● **PROBLEM TO SOLVE**:
Retype exactly what runs from the first line of the data to the line with "165, 150, 125];", keeping both of those lines and skipping pictures.

::: SOURCE DATA

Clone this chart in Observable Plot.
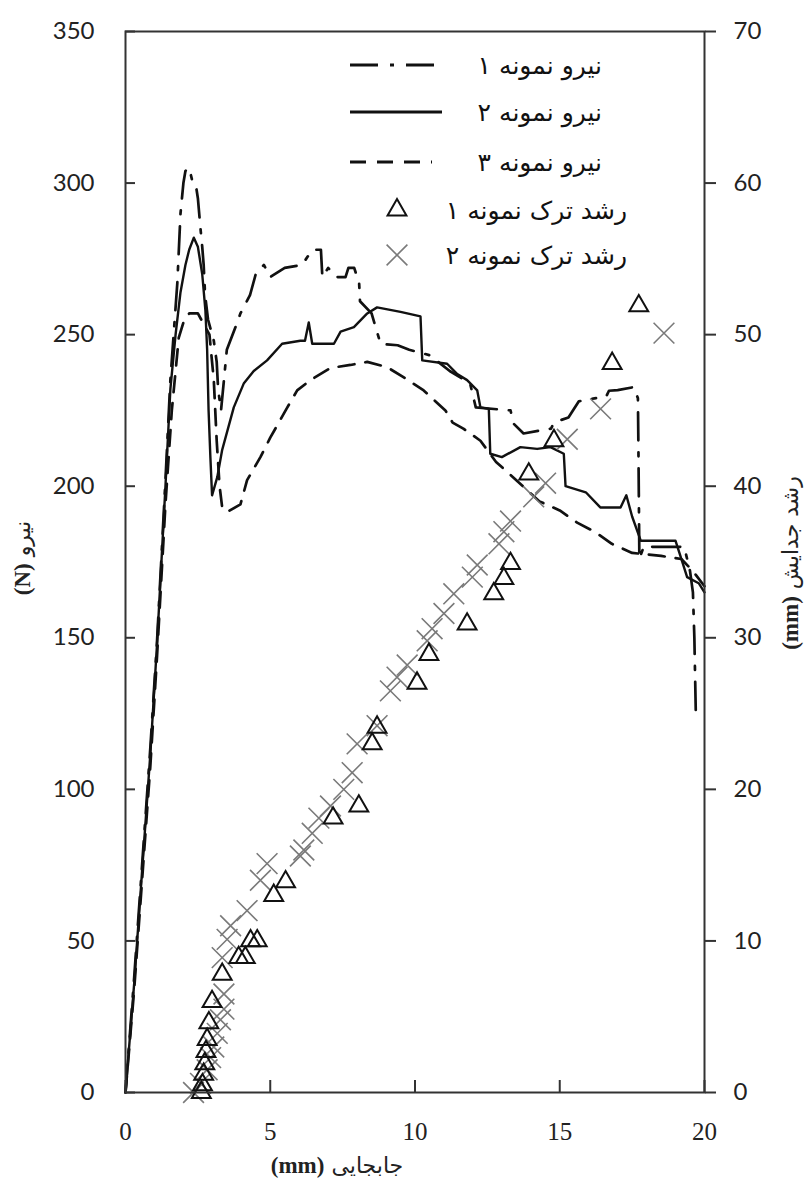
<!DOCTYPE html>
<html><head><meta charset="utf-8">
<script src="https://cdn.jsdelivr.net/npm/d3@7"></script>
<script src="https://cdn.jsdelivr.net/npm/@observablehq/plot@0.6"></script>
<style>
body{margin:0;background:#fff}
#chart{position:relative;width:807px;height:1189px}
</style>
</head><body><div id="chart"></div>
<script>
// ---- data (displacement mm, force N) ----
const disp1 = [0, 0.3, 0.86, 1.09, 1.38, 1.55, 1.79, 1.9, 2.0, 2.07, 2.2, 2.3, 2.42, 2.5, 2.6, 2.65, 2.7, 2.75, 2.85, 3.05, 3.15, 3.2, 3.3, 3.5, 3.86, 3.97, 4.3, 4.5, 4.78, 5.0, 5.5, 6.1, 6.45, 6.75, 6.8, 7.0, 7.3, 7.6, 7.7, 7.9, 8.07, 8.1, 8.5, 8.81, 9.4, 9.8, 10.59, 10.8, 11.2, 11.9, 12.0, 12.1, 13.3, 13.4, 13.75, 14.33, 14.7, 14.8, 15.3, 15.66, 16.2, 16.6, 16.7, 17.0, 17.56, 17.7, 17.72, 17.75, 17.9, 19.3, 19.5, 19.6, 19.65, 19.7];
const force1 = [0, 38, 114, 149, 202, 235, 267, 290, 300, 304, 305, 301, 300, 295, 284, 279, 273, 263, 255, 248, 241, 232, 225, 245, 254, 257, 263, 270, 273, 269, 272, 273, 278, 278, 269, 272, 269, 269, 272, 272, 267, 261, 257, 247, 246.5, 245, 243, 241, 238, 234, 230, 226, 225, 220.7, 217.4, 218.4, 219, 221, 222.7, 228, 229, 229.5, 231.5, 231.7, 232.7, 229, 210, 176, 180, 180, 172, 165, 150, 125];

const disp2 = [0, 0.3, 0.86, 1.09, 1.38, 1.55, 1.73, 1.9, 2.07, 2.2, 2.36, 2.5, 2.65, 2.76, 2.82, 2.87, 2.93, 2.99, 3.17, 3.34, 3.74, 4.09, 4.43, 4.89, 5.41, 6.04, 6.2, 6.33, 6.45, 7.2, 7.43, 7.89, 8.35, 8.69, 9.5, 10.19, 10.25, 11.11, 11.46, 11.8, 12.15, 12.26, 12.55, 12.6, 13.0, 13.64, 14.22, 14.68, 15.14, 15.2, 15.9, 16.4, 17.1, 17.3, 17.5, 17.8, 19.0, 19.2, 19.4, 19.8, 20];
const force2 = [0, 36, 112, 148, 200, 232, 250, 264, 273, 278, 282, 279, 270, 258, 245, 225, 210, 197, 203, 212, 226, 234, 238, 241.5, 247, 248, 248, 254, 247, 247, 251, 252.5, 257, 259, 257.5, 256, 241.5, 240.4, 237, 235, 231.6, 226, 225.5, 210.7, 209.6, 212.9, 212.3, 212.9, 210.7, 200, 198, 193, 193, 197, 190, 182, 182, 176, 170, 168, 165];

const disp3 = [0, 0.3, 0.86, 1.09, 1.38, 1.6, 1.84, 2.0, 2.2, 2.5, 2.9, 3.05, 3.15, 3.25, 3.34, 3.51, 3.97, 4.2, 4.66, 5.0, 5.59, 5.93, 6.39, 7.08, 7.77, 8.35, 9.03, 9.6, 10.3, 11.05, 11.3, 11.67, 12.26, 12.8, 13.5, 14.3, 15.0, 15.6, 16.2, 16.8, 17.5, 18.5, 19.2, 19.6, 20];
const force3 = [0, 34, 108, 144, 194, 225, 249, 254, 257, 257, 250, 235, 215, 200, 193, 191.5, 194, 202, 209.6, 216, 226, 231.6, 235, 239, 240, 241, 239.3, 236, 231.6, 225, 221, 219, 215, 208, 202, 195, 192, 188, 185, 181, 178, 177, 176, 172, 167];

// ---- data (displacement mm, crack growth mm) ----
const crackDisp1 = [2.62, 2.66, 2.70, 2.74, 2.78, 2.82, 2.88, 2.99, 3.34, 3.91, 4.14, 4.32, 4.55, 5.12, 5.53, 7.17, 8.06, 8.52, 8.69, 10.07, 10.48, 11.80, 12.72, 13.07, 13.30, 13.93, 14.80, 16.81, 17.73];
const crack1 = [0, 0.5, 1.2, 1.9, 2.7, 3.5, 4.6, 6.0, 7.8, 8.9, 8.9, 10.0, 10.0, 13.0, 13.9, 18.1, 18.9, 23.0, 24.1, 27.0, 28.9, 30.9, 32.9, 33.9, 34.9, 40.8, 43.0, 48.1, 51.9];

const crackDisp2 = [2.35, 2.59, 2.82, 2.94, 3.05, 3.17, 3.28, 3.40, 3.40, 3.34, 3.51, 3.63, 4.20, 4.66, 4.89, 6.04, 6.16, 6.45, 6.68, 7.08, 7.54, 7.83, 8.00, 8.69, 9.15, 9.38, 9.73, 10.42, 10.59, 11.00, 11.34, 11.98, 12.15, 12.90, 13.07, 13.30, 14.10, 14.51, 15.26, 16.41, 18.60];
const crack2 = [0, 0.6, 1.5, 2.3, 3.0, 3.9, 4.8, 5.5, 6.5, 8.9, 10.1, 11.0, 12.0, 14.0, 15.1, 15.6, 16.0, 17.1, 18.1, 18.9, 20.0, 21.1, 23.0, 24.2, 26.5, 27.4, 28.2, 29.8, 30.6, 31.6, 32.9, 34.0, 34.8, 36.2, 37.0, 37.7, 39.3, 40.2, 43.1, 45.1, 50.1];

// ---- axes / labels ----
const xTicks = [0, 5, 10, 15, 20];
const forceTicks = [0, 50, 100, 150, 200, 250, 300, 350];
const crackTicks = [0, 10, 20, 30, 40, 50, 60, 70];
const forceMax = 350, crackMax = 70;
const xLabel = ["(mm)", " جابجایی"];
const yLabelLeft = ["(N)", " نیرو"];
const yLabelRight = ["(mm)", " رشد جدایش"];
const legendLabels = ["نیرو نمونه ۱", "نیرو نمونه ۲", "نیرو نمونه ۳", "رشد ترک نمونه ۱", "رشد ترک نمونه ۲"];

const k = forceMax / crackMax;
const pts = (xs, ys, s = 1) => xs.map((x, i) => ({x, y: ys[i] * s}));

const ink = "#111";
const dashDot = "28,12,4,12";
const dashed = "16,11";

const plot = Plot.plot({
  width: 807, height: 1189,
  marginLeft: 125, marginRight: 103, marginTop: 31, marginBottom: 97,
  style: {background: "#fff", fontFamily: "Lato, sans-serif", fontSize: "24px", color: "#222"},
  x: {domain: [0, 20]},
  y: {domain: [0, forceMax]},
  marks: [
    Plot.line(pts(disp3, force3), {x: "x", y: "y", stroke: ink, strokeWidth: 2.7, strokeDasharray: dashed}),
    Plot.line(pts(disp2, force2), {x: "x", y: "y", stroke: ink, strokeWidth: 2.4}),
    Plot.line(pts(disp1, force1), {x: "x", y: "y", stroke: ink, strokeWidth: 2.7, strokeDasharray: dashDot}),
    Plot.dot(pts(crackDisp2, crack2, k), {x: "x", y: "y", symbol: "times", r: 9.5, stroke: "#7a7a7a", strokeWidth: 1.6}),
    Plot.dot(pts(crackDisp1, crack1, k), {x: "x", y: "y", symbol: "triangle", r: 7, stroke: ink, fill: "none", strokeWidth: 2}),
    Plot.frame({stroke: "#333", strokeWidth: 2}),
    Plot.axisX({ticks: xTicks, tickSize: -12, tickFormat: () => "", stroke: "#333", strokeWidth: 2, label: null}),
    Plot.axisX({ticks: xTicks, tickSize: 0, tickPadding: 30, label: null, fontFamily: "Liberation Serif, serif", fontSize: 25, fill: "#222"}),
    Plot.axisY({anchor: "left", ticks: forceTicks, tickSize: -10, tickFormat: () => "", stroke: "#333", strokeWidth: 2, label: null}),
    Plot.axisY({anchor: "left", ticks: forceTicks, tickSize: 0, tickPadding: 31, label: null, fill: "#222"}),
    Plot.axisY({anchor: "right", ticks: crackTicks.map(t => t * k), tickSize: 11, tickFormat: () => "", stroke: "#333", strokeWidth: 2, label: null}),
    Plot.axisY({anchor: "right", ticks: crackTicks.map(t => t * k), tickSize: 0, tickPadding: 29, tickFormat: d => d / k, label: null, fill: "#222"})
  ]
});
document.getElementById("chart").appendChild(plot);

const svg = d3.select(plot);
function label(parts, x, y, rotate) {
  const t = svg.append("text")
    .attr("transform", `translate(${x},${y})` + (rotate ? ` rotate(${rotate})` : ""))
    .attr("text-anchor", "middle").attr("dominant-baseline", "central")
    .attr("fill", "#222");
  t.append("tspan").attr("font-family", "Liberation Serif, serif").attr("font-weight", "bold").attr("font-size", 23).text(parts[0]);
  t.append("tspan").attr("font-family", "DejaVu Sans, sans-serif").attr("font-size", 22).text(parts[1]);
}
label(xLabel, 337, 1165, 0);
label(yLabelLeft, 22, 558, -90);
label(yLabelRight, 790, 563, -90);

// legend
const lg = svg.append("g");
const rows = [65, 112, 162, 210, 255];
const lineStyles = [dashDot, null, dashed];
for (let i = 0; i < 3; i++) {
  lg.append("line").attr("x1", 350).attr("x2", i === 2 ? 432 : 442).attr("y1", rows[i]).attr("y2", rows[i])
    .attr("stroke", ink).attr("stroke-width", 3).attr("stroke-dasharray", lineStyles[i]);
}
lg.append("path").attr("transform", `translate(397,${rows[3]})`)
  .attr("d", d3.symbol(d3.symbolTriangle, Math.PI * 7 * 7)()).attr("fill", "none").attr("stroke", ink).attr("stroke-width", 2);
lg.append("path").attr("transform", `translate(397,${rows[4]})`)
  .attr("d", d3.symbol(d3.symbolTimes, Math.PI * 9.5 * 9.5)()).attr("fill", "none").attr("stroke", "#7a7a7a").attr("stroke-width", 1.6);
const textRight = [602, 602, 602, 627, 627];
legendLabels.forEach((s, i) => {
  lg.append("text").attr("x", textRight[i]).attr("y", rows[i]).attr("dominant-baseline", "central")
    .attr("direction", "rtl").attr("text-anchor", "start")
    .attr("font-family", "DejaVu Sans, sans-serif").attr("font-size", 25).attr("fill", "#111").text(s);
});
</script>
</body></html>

::::::

● **THE SOLUTION**:
Clone this chart in Observable Plot.
<!DOCTYPE html>
<html><head><meta charset="utf-8">
<script src="https://cdn.jsdelivr.net/npm/d3@7"></script>
<script src="https://cdn.jsdelivr.net/npm/@observablehq/plot@0.6"></script>
<style>
body{margin:0;background:#fff}
#chart{position:relative;width:807px;height:1189px}
</style>
</head><body><div id="chart"></div>
<script>
// ---- data (displacement mm, force N) ----
const disp1 = [0, 0.3, 0.86, 1.09, 1.38, 1.55, 1.79, 1.9, 2.0, 2.07, 2.2, 2.3, 2.42, 2.5, 2.6, 2.65, 2.7, 2.75, 2.85, 3.05, 3.15, 3.2, 3.3, 3.5, 3.86, 3.97, 4.3, 4.5, 4.78, 5.0, 5.5, 6.1, 6.45, 6.75, 6.8, 7.0, 7.3, 7.6, 7.7, 7.9, 8.07, 8.1, 8.5, 8.81, 9.4, 9.8, 10.59, 10.8, 11.2, 11.9, 12.0, 12.1, 13.3, 13.4, 13.75, 14.33, 14.7, 14.8, 15.3, 15.66, 16.2, 16.6, 16.7, 17.0, 17.56, 17.7, 17.72, 17.75, 17.9, 19.3, 19.5, 19.6, 19.65, 19.7];
const force1 = [0, 38, 114, 149, 202, 235, 267, 290, 300, 304, 305, 301, 300, 295, 284, 279, 273, 263, 255, 248, 241, 232, 225, 245, 254, 257, 263, 270, 273, 269, 272, 273, 278, 278, 269, 272, 269, 269, 272, 272, 267, 261, 257, 247, 246.5, 245, 243, 241, 238, 234, 230, 226, 225, 220.7, 217.4, 218.4, 219, 221, 222.7, 228, 229, 229.5, 231.5, 231.7, 232.7, 229, 210, 176, 180, 180, 172, 165, 150, 125];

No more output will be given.